— start —

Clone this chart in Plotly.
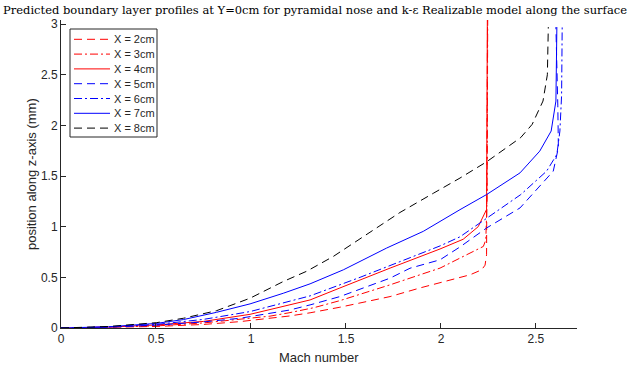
import plotly.graph_objects as go

# Mach number (x) and wall-normal position in mm (z) for each streamwise station
mach_x2 = [0, 0.25, 0.5, 0.75, 0.942, 1.205, 1.311, 1.468, 1.732, 1.889, 1.995, 2.153, 2.214, 2.232, 2.24, 2.243, 2.245]
z_x2 = [0, 0.005, 0.015, 0.035, 0.063, 0.119, 0.15, 0.205, 0.31, 0.395, 0.449, 0.525, 0.574, 0.62, 0.723, 2.0, 3.05]

mach_x3 = [0, 0.25, 0.5, 0.75, 1.0, 1.1, 1.2, 1.33, 1.468, 1.6, 1.732, 1.889, 1.995, 2.1, 2.223, 2.236, 2.243, 2.246]
z_x3 = [0, 0.007, 0.02, 0.05, 0.095, 0.117, 0.15, 0.2, 0.27, 0.345, 0.426, 0.525, 0.591, 0.69, 0.805, 0.87, 1.3, 3.05]

mach_x4 = [0, 0.25, 0.5, 0.75, 0.995, 1.17, 1.311, 1.468, 1.56, 1.732, 1.995, 2.117, 2.196, 2.223, 2.24, 2.244]
z_x4 = [0, 0.008, 0.03, 0.065, 0.135, 0.211, 0.277, 0.395, 0.465, 0.591, 0.78, 0.876, 1.0, 1.1, 1.17, 3.05]

mach_x5 = [0, 0.25, 0.5, 0.75, 0.942, 1.205, 1.311, 1.468, 1.732, 1.837, 1.995, 2.1, 2.24, 2.416, 2.591, 2.618, 2.615, 2.605]
z_x5 = [0, 0.008, 0.028, 0.06, 0.096, 0.178, 0.228, 0.31, 0.492, 0.59, 0.673, 0.8, 0.987, 1.185, 1.548, 1.779, 2.2, 2.97]

mach_x6 = [0, 0.25, 0.5, 0.75, 0.995, 1.17, 1.311, 1.574, 1.784, 1.995, 2.1, 2.24, 2.42, 2.556, 2.61, 2.626, 2.635, 2.638]
z_x6 = [0, 0.01, 0.035, 0.085, 0.162, 0.251, 0.317, 0.5, 0.655, 0.81, 0.9, 1.086, 1.317, 1.548, 1.713, 1.944, 2.3, 2.97]

mach_x7 = [0, 0.25, 0.5, 0.644, 0.819, 0.995, 1.17, 1.311, 1.486, 1.609, 1.714, 1.907, 1.995, 2.1, 2.24, 2.416, 2.52, 2.58, 2.605, 2.61]
z_x7 = [0, 0.012, 0.045, 0.083, 0.155, 0.238, 0.343, 0.436, 0.574, 0.69, 0.789, 0.954, 1.053, 1.168, 1.317, 1.531, 1.746, 1.944, 2.24, 2.97]

mach_x8 = [0, 0.25, 0.504, 0.644, 0.819, 0.995, 1.17, 1.293, 1.433, 1.609, 1.784, 1.96, 2.1, 2.24, 2.42, 2.48, 2.537, 2.56, 2.565]
z_x8 = [0, 0.015, 0.053, 0.096, 0.171, 0.294, 0.459, 0.56, 0.706, 0.921, 1.14, 1.33, 1.48, 1.64, 1.88, 2.01, 2.24, 2.5, 2.97]

series_names = ["X = 2cm", "X = 3cm", "X = 4cm", "X = 5cm", "X = 6cm", "X = 7cm", "X = 8cm"]

x_ticks = [0, 0.5, 1, 1.5, 2, 2.5]
x_tick_text = ["0", "0.5", "1", "1.5", "2", "2.5"]
y_ticks = [0, 0.5, 1, 1.5, 2, 2.5, 3]
y_tick_text = ["0", "0.5", "1", "1.5", "2", "2.5", "3"]

DASH = "8px,5px"
DASHDOT = "8px,3px,2px,3px"
styles = [
    ("#ff0000", DASH),
    ("#ff0000", DASHDOT),
    ("#ff0000", "solid"),
    ("#0000ff", DASH),
    ("#0000ff", DASHDOT),
    ("#0000ff", "solid"),
    ("#000000", DASH),
]

data = [
    (mach_x2, z_x2), (mach_x3, z_x3), (mach_x4, z_x4), (mach_x5, z_x5),
    (mach_x6, z_x6), (mach_x7, z_x7), (mach_x8, z_x8),
]

W, H = 630, 373
ML, MR, MT, MB = 61, 53, 20, 45
PW, PH = W - ML - MR, H - MT - MB


def px_x(px):
    return (px - ML) / PW


def px_y(py):
    return (H - MB - py) / PH


fig = go.Figure()
for (mx, zz), name, (color, dash) in zip(data, series_names, styles):
    fig.add_trace(go.Scatter(
        x=mx, y=zz, mode="lines", name=name,
        line=dict(color=color, dash=dash, width=1),
    ))

axis_color = "#262626"
sans = "Liberation Sans, Arial, Helvetica, sans-serif"
tick_font = dict(family=sans, size=12, color=axis_color)
label_font = dict(family=sans, size=13, color=axis_color)
legend_font = dict(family=sans, size=11, color=axis_color)

# legend box drawn as shapes + text so that row spacing stays compact
shapes = [dict(type="rect", xref="paper", yref="paper",
               x0=px_x(70), x1=px_x(157), y0=px_y(137), y1=px_y(29),
               line=dict(color=axis_color, width=1), fillcolor="white", layer="above")]
annotations = []
row0, row_step = 39.3, 14.8
for i, (name, (color, dash)) in enumerate(zip(series_names, styles)):
    yy = px_y(row0 + i * row_step)
    shapes.append(dict(type="line", xref="paper", yref="paper",
                       x0=px_x(74), x1=px_x(110), y0=yy, y1=yy,
                       line=dict(color=color, dash=dash, width=1), layer="above"))
    annotations.append(dict(text=name, xref="paper", yref="paper",
                            x=px_x(112), y=yy, xanchor="left", yanchor="middle",
                            showarrow=False, font=legend_font))

annotations += [
    dict(text="Mach number", x=0.5, xref="paper", y=px_y(357), yref="paper",
         showarrow=False, font=label_font, xanchor="center", yanchor="middle"),
    dict(text="position along z-axis (mm)", x=px_x(31), y=0.5, xref="paper", yref="paper",
         showarrow=False, font=label_font, textangle=-90,
         xanchor="center", yanchor="middle"),
]

fig.update_layout(
    width=W, height=H,
    margin=dict(l=ML, r=MR, t=MT, b=MB),
    paper_bgcolor="white", plot_bgcolor="white",
    showlegend=False,
    title=dict(
        text="Predicted boundary layer profiles at Y=0cm for pyramidal nose and k-\u03b5 Realizable model along the surface",
        font=dict(family="DejaVu Serif, serif", size=11.5, color="black"),
        x=0.5, xref="container", xanchor="center",
        y=1 - 10 / H, yref="container", yanchor="middle",
    ),
    xaxis=dict(
        range=[0, 2.716], tickvals=x_ticks, ticktext=x_tick_text,
        showgrid=False, zeroline=False, showline=True, linecolor=axis_color,
        linewidth=1, ticks="inside", ticklen=5, tickcolor=axis_color,
        tickfont=tick_font, mirror=False,
    ),
    yaxis=dict(
        range=[0, 3.04], tickvals=y_ticks, ticktext=y_tick_text,
        showgrid=False, zeroline=False, showline=True, linecolor=axis_color,
        linewidth=1, ticks="inside", ticklen=5, tickcolor=axis_color,
        tickfont=tick_font, mirror=False,
    ),
    shapes=shapes,
    annotations=annotations,
)

fig.write_html("out.html")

— end —

PROBLEM STATEMENT:
Exclude the images and reproduce the remaining data exactly.

WRITTEN ANSWER:
Clone this chart in Plotly.
import plotly.graph_objects as go

# Mach number (x) and wall-normal position in mm (z) for each streamwise station
mach_x2 = [0, 0.25, 0.5, 0.75, 0.942, 1.205, 1.311, 1.468, 1.732, 1.889, 1.995, 2.153, 2.214, 2.232, 2.24, 2.243, 2.245]
z_x2 = [0, 0.005, 0.015, 0.035, 0.063, 0.119, 0.15, 0.205, 0.31, 0.395, 0.449, 0.525, 0.574, 0.62, 0.723, 2.0, 3.05]

mach_x3 = [0, 0.25, 0.5, 0.75, 1.0, 1.1, 1.2, 1.33, 1.468, 1.6, 1.732, 1.889, 1.995, 2.1, 2.223, 2.236, 2.243, 2.246]
z_x3 = [0, 0.007, 0.02, 0.05, 0.095, 0.117, 0.15, 0.2, 0.27, 0.345, 0.426, 0.525, 0.591, 0.69, 0.805, 0.87, 1.3, 3.05]

mach_x4 = [0, 0.25, 0.5, 0.75, 0.995, 1.17, 1.311, 1.468, 1.56, 1.732, 1.995, 2.117, 2.196, 2.223, 2.24, 2.244]
z_x4 = [0, 0.008, 0.03, 0.065, 0.135, 0.211, 0.277, 0.395, 0.465, 0.591, 0.78, 0.876, 1.0, 1.1, 1.17, 3.05]

mach_x5 = [0, 0.25, 0.5, 0.75, 0.942, 1.205, 1.311, 1.468, 1.732, 1.837, 1.995, 2.1, 2.24, 2.416, 2.591, 2.618, 2.615, 2.605]
z_x5 = [0, 0.008, 0.028, 0.06, 0.096, 0.178, 0.228, 0.31, 0.492, 0.59, 0.673, 0.8, 0.987, 1.185, 1.548, 1.779, 2.2, 2.97]

mach_x6 = [0, 0.25, 0.5, 0.75, 0.995, 1.17, 1.311, 1.574, 1.784, 1.995, 2.1, 2.24, 2.42, 2.556, 2.61, 2.626, 2.635, 2.638]
z_x6 = [0, 0.01, 0.035, 0.085, 0.162, 0.251, 0.317, 0.5, 0.655, 0.81, 0.9, 1.086, 1.317, 1.548, 1.713, 1.944, 2.3, 2.97]

mach_x7 = [0, 0.25, 0.5, 0.644, 0.819, 0.995, 1.17, 1.311, 1.486, 1.609, 1.714, 1.907, 1.995, 2.1, 2.24, 2.416, 2.52, 2.58, 2.605, 2.61]
z_x7 = [0, 0.012, 0.045, 0.083, 0.155, 0.238, 0.343, 0.436, 0.574, 0.69, 0.789, 0.954, 1.053, 1.168, 1.317, 1.531, 1.746, 1.944, 2.24, 2.97]

mach_x8 = [0, 0.25, 0.504, 0.644, 0.819, 0.995, 1.17, 1.293, 1.433, 1.609, 1.784, 1.96, 2.1, 2.24, 2.42, 2.48, 2.537, 2.56, 2.565]
z_x8 = [0, 0.015, 0.053, 0.096, 0.171, 0.294, 0.459, 0.56, 0.706, 0.921, 1.14, 1.33, 1.48, 1.64, 1.88, 2.01, 2.24, 2.5, 2.97]

series_names = ["X = 2cm", "X = 3cm", "X = 4cm", "X = 5cm", "X = 6cm", "X = 7cm", "X = 8cm"]

x_ticks = [0, 0.5, 1, 1.5, 2, 2.5]
x_tick_text = ["0", "0.5", "1", "1.5", "2", "2.5"]
y_ticks = [0, 0.5, 1, 1.5, 2, 2.5, 3]
y_tick_text = ["0", "0.5", "1", "1.5", "2", "2.5", "3"]

DASH = "8px,5px"
DASHDOT = "8px,3px,2px,3px"
styles = [
    ("#ff0000", DASH),
    ("#ff0000", DASHDOT),
    ("#ff0000", "solid"),
    ("#0000ff", DASH),
    ("#0000ff", DASHDOT),
    ("#0000ff", "solid"),
    ("#000000", DASH),
]

data = [
    (mach_x2, z_x2), (mach_x3, z_x3), (mach_x4, z_x4), (mach_x5, z_x5),
    (mach_x6, z_x6), (mach_x7, z_x7), (mach_x8, z_x8),
]

W, H = 630, 373
ML, MR, MT, MB = 61, 53, 20, 45
PW, PH = W - ML - MR, H - MT - MB


def px_x(px):
    return (px - ML) / PW


def px_y(py):
    return (H - MB - py) / PH


fig = go.Figure()
for (mx, zz), name, (color, dash) in zip(data, series_names, styles):
    fig.add_trace(go.Scatter(
        x=mx, y=zz, mode="lines", name=name,
        line=dict(color=color, dash=dash, width=1),
    ))

axis_color = "#262626"
sans = "Liberation Sans, Arial, Helvetica, sans-serif"
tick_font = dict(family=sans, size=12, color=axis_color)
label_font = dict(family=sans, size=13, color=axis_color)
legend_font = dict(family=sans, size=11, color=axis_color)

# legend box drawn as shapes + text so that row spacing stays compact
shapes = [dict(type="rect", xref="paper", yref="paper",
               x0=px_x(70), x1=px_x(157), y0=px_y(137), y1=px_y(29),
               line=dict(color=axis_color, width=1), fillcolor="white", layer="above")]
annotations = []
row0, row_step = 39.3, 14.8
for i, (name, (color, dash)) in enumerate(zip(series_names, styles)):
    yy = px_y(row0 + i * row_step)
    shapes.append(dict(type="line", xref="paper", yref="paper",
                       x0=px_x(74), x1=px_x(110), y0=yy, y1=yy,
                       line=dict(color=color, dash=dash, width=1), layer="above"))
    annotations.append(dict(text=name, xref="paper", yref="paper",
                            x=px_x(112), y=yy, xanchor="left", yanchor="middle",
                            showarrow=False, font=legend_font))

annotations += [
    dict(text="Mach number", x=0.5, xref="paper", y=px_y(357), yref="paper",
         showarrow=False, font=label_font, xanchor="center", yanchor="middle"),
    dict(text="position along z-axis (mm)", x=px_x(31), y=0.5, xref="paper", yref="paper",
         showarrow=False, font=label_font, textangle=-90,
         xanchor="center", yanchor="middle"),
]

fig.update_layout(
    width=W, height=H,
    margin=dict(l=ML, r=MR, t=MT, b=MB),
    paper_bgcolor="white", plot_bgcolor="white",
    showlegend=False,
    title=dict(
        text="Predicted boundary layer profiles at Y=0cm for pyramidal nose and k-\u03b5 Realizable model along the surface",
        font=dict(family="DejaVu Serif, serif", size=11.5, color="black"),
        x=0.5, xref="container", xanchor="center",
        y=1 - 10 / H, yref="container", yanchor="middle",
    ),
    xaxis=dict(
        range=[0, 2.716], tickvals=x_ticks, ticktext=x_tick_text,
        showgrid=False, zeroline=False, showline=True, linecolor=axis_color,
        linewidth=1, ticks="inside", ticklen=5, tickcolor=axis_color,
        tickfont=tick_font, mirror=False,
    ),
    yaxis=dict(
        range=[0, 3.04], tickvals=y_ticks, ticktext=y_tick_text,
        showgrid=False, zeroline=False, showline=True, linecolor=axis_color,
        linewidth=1, ticks="inside", ticklen=5, tickcolor=axis_color,
        tickfont=tick_font, mirror=False,
    ),
    shapes=shapes,
    annotations=annotations,
)

fig.write_html("out.html")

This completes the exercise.